For Williams, Georgia’s 2018 election—and the way victory was stolen from Abrams—was its own political education. Though a study in contrasts, Williams and Abrams are close allies and friends; they have known each other since Abrams was in the statehouse and Williams was lobbying for Planned Parenthood. Now an elected official herself, Williams is also the deputy director of the National Domestic Workers Alliance and the deputy director for Care in Action, the group’s political arm. (Georgia legislators are only in session three months a year.) Care in Action endorsed Abrams in 2018, sent out hundreds of members to canvass for her, and turned its senior advisers, including renowned activists Alicia Garza and Ai-jen Poo, into some of Abrams’ most powerful surrogates. But Kemp, then secretary of state, used his office (which he refused to vacate even as he ran for governor) to launch a specious investigation against Democrats, purge more than 668,000 Georgians from the voter rolls in a single year, hold up registration for 53,000 mostly African American voters, and close hundreds of polling stations. “Death by a thousand paper cuts,” one of Abrams’ colleagues told Mother Jones at the time. That she came so close only to be robbed simply fueled Williams’ resolve to move the party toward something different. “Our turnout was higher than the 2016 election in 2018—voters did their part,” Williams tells me. “The systems failed them. Now we have to change the systems.”

In November 2018, Care in Action joined Abrams and her new voting rights organization, Fair Fight Action, to file a suit against the Georgia state election board, accusing it of gross mismanagement that “deprived citizens, and particularly citizens of color, of their fundamental right to vote,” in violation of the Constitution and the Voting Rights Act. “I remember in 2018 telling people over and over again, there’s a huge voter suppression apparatus,” says Jess Morales Rocketto, executive director of Care in Action, referring to the state’s oppressive “exact match” ID law. “By 2019, we were mounting significant voter education efforts.”

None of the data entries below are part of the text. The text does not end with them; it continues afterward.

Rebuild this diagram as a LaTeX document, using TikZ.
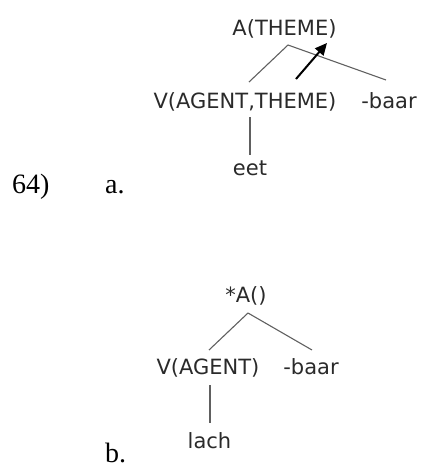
\documentclass[tikz,border=0pt]{standalone}
\usepackage{fontspec}
\setmainfont{Liberation Serif}
\newfontfamily\treefont{DejaVu Sans}
\usetikzlibrary{calc,arrows.meta}
\definecolor{treetext}{HTML}{2A2A2A}
\definecolor{treeline}{HTML}{606060}
\tikzset{
  lbl/.style={anchor=base, inner sep=0pt, text=treetext, font=\treefont\fontsize{21}{25}\selectfont},
  exlbl/.style={anchor=base west, inner sep=0pt, font=\fontsize{28}{32}\selectfont},
  branch/.style={draw=treeline, line width=1.1pt},
  movearrow/.style={draw=black, line width=2pt, -{Triangle[length=12pt,width=11pt]}}
}
\begin{document}
\begin{tikzpicture}[x=1pt,y=-1pt]
\useasboundingbox (0,0) rectangle (422,469);
% tree a
\node[lbl] (Aa) at (284.5,35) {A(THEME)};
\node[lbl] (Va) at (245,108) {V(AGENT,THEME)};
\node[lbl] (Ba) at (389,108) {-baar};
\node[lbl] (Ea) at (250,175) {eet};
\node[exlbl] (num) at (12,193) {64)};
\node[exlbl] (la) at (105,193) {a.};
\draw[branch] ($(Aa.base)+(3.5,10)$) -- ($(Va.base)+(4,-26)$);
\draw[branch] ($(Aa.base)+(3.5,10)$) -- ($(Ba.base)+(-3,-28)$);
\draw[branch] ($(Va.base)+(5,9)$) -- ($(Ea.base)+(0,-20)$);
\draw[movearrow] ($(Va.base)+(51,-29)$) -- ($(Aa.base)+(42.5,8)$);
% tree b
\node[lbl] (Ab) at (246,302) {*A()};
\node[lbl] (Vb) at (208,374) {V(AGENT)};
\node[lbl] (Bb) at (311,374) {-baar};
\node[lbl] (Lb) at (209.5,448) {lach};
\node[exlbl] (lb) at (105,462) {b.};
\draw[branch] ($(Ab.base)+(2,11)$) -- ($(Vb.base)+(1,-24)$);
\draw[branch] ($(Ab.base)+(2,11)$) -- ($(Bb.base)+(1,-24)$);
\draw[branch] ($(Vb.base)+(2,11)$) -- ($(Lb.base)+(0.5,-25)$);
\end{tikzpicture}
\end{document}
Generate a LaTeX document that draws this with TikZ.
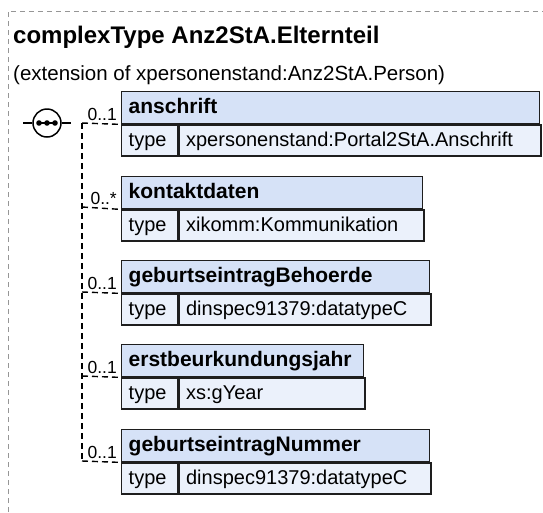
\documentclass[tikz,border=0pt]{standalone}
\usepackage{fontspec}
\setmainfont{Liberation Sans}
\definecolor{hdrfill}{RGB}{214,226,247}
\definecolor{rowfill}{RGB}{235,241,251}
\definecolor{boxline}{RGB}{30,30,30}
\definecolor{framegray}{RGB}{150,150,150}
\tikzset{
  hdrbox/.style={draw=boxline, line width=1.4pt, fill=hdrfill, anchor=north west,
    inner xsep=7pt, inner ysep=6pt, text height=15.5pt, text depth=4.5pt,
    align=left, font=\fontsize{21}{24}\selectfont\bfseries},
  typecell/.style={draw=boxline, line width=1.4pt, fill=rowfill, anchor=north west,
    inner xsep=7pt, inner ysep=6pt, text height=15pt, text depth=4pt,
    align=left, font=\fontsize{20}{24}\selectfont},
  multlabel/.style={anchor=base east, inner sep=0pt, font=\fontsize{17.5}{20}\selectfont},
  branch/.style={line width=1.4pt, dash pattern=on 6pt off 4pt},
  framestyle/.style={draw=framegray, line width=0.9pt, dash pattern=on 5pt off 4pt},
}
\begin{document}
\begin{tikzpicture}[x=1pt,y=-1pt]
\useasboundingbox (0,0) rectangle (543,512);
\clip (0,0) rectangle (543,512);
% outer frame
\draw[framestyle] (8,530) -- (8,11) -- (560,11);
% title
\node[anchor=base west, inner sep=0pt, font=\fontsize{24}{28}\selectfont\bfseries] (title) at (13,43) {complexType Anz2StA.Elternteil};
\node[anchor=base west, inner sep=0pt, font=\fontsize{20.5}{24}\selectfont] (subtitle) at (13,80) {(extension of xpersonenstand:Anz2StA.Person)};
% boxes
% 1 anschrift
\node[hdrbox, text width=404pt] (h1) at (121,91) {anschrift};
\node[typecell, text width=42pt] (t1) at (h1.south west) {type};
\node[typecell, text width=348pt] (v1) at (t1.north east) {xpersonenstand:Portal2StA.Anschrift};
% 2 kontaktdaten
\node[hdrbox, text width=287pt] (h2) at (121,176) {kontaktdaten};
\node[typecell, text width=42pt] (t2) at (h2.south west) {type};
\node[typecell, text width=231pt] (v2) at (t2.north east) {xikomm:Kommunikation};
% 3 geburtseintragBehoerde
\node[hdrbox, text width=294pt] (h3) at (121,260) {geburtseintragBehoerde};
\node[typecell, text width=42pt] (t3) at (h3.south west) {type};
\node[typecell, text width=238pt] (v3) at (t3.north east) {dinspec91379:datatypeC};
% 4 erstbeurkundungsjahr
\node[hdrbox, text width=228pt] (h4) at (121,344) {erstbeurkundungsjahr};
\node[typecell, text width=42pt] (t4) at (h4.south west) {type};
\node[typecell, text width=172pt] (v4) at (t4.north east) {xs:gYear};
% 5 geburtseintragNummer
\node[hdrbox, text width=294pt] (h5) at (121,429) {geburtseintragNummer};
\node[typecell, text width=42pt] (t5) at (h5.south west) {type};
\node[typecell, text width=238pt] (v5) at (t5.north east) {dinspec91379:datatypeC};
% sequence symbol
\coordinate (sin) at (23,123);
\coordinate (sout) at (71,123);
\node[circle, draw=black, line width=1.5pt, fill=white, minimum size=28pt, inner sep=0pt] (seq) at (47,123) {};
\draw[line width=1.5pt] (sin) -- (seq.west);
\draw[line width=1.5pt] (seq.east) -- (sout);
\draw[line width=1.5pt] (38,123) -- (56,123);
\fill (39,123) circle (2.8pt) (47,123) circle (2.8pt) (55,123) circle (2.8pt);
% junctions
\coordinate (j1) at (82,123);
\coordinate (j2) at (82,207);
\coordinate (j3) at (82,292);
\coordinate (j4) at (82,376);
\coordinate (j5) at (82,461);
\draw[branch] (j1) -- (j5);
\draw[branch] (j1) -- (h1.south west);
\draw[branch] (j2) -- (h2.south west);
\draw[branch] (j3) -- (h3.south west);
\draw[branch] (j4) -- (h4.south west);
\draw[branch] (j5) -- (h5.south west);
% multiplicities
\node[multlabel] (m1) at (117,120) {0..1};
\node[multlabel] (m2) at (117,204) {0..*};
\node[multlabel] (m3) at (117,289) {0..1};
\node[multlabel] (m4) at (117,373) {0..1};
\node[multlabel] (m5) at (117,458) {0..1};
\end{tikzpicture}
\end{document}
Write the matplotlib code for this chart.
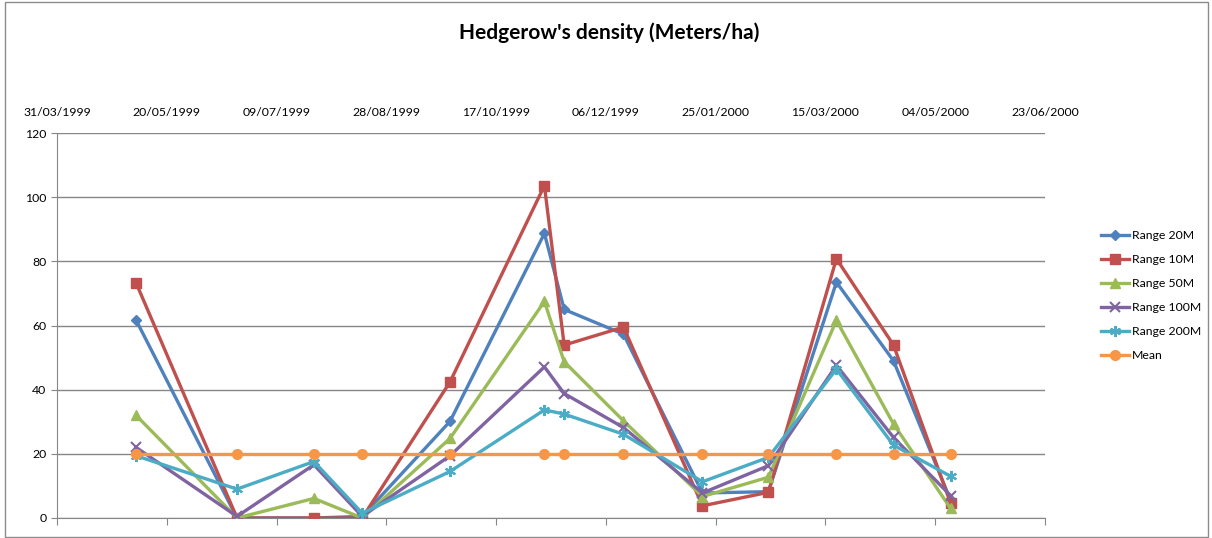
import datetime as dt
import matplotlib
matplotlib.use("Agg")
import matplotlib.pyplot as plt
import matplotlib.dates as mdates
from matplotlib.patches import Rectangle

plt.rcParams["font.family"] = ["Lato", "DejaVu Sans"]

# --- data ---
dates = ["1999-05-06", "1999-06-21", "1999-07-26", "1999-08-17", "1999-09-26",
         "1999-11-08", "1999-11-17", "1999-12-14", "2000-01-19", "2000-02-18",
         "2000-03-20", "2000-04-15", "2000-05-11"]
range_20 = [61.7, 0, 0, 0.5, 30.1, 88.7, 65.0, 57.3, 7.8, 8.2, 73.5, 49.0, 5.5]
range_10 = [73.3, 0, 0, 0, 42.4, 103.6, 53.9, 59.5, 3.8, 8.0, 80.8, 53.9, 4.6]
range_50 = [32.0, 0, 6.1, 0, 24.8, 67.5, 48.7, 30.3, 6.7, 12.7, 61.6, 29.3, 3.0]
range_100 = [22.0, 0.5, 16.6, 0.5, 19.4, 47.1, 38.8, 28.2, 7.8, 16.3, 47.6, 25.1, 7.0]
range_200 = [19.4, 9.0, 17.6, 1.5, 14.5, 33.7, 32.4, 26.1, 11.3, 18.9, 46.4, 22.7, 13.0]
mean = [20, 20, 20, 20, 20, 20, 20, 20, 20, 20, 20, 20, 20]

labels = ["Range 20M", "Range 10M", "Range 50M", "Range 100M", "Range 200M", "Mean"]
colors = ["#4F81BD", "#C0504D", "#9BBB59", "#8064A2", "#4BACC6", "#F79646"]
markers = ["D", "s", "^", "x", (6, 2, 0), "o"]
msizes = [5, 7, 7, 7, 8, 7]

x = [dt.datetime.strptime(d, "%Y-%m-%d") for d in dates]
start = dt.datetime(1999, 3, 31)
ticks = [start + dt.timedelta(days=50 * i) for i in range(10)]

fig = plt.figure(figsize=(12.12, 5.38), dpi=100)
ax = fig.add_axes([57 / 1212, 20 / 538, (1045 - 57) / 1212, (518 - 133) / 538])

# chart border like in Excel
fig.patches.append(Rectangle((0.004, 0.002), 0.993, 0.995, transform=fig.transFigure,
                             fill=False, edgecolor="#8c8c8c", linewidth=1))

series = [range_20, range_10, range_50, range_100, range_200, mean]
for i, (vals, lab) in enumerate(zip(series, labels)):
    ax.plot(x, vals, color=colors[i], lw=2.4, marker=markers[i], ms=msizes[i],
            mew=1.5 if i in (3, 4) else 1, mec=colors[i], label=lab, zorder=3 + i)

ax.set_xlim(ticks[0], ticks[-1])
ax.set_ylim(0, 120)
ax.set_yticks(range(0, 121, 20))
ax.set_xticks(ticks)
ax.xaxis.set_major_formatter(mdates.DateFormatter("%d/%m/%Y"))

ax.grid(axis="y", color="#868686", lw=1)
ax.set_axisbelow(True)
for s in ("top", "right"):
    ax.spines[s].set_visible(False)
for s in ("left", "bottom"):
    ax.spines[s].set_color("#868686")

ax.tick_params(axis="x", bottom=True, top=False, labelbottom=False, labeltop=True,
               direction="out", length=5, color="#868686", labelsize=8.8, pad=6)
ax.tick_params(axis="y", direction="out", length=4, color="#868686", labelsize=8.8)

fig.text(0.503, 0.94, "Hedgerow's density (Meters/ha)", ha="center", va="center",
         fontsize=15, fontweight="bold")

ax.legend(loc="upper left", bbox_to_anchor=(1090 / 1212, 1 - 219 / 538),
          bbox_transform=fig.transFigure, frameon=False, fontsize=8.8,
          handlelength=2.3, handletextpad=0.2, labelspacing=1.07)

fig.savefig("out.png", dpi=100)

This pivot in strategy marked a subtle but crucial difference: focusing not just on something being taken away, but on expanding the idea of who is included to participate in the first place. And, as Williams learned in the back of her grandfather’s truck, voter turnout means very little if those votes aren’t protected—and won’t happen at all if people don’t know what they’re voting for. Over the past year, Care in Action, along with several other progressive groups, has focused on educating voters about key issues like bail reform and Medicaid, but it has also taught people how to detect misinformation, submit absentee ballots, and act as watchdogs against election interference.

When Abrams endorsed Williams for party chair, she called her “a stalwart for our party, working hard, guiding us through tough times.” The tough times would compound far beyond both their expectations. But now, as Williams heads to Capitol Hill, she is almost serene when reflecting on what it means to fill Lewis’ shoes. “It is my obligation to make sure that I’m not just continuing the things that Congressman Lewis started,” she says, “but that I am creating, charting my own path and creating other opportunities for this country to live up to the promise of America that we all deserve.”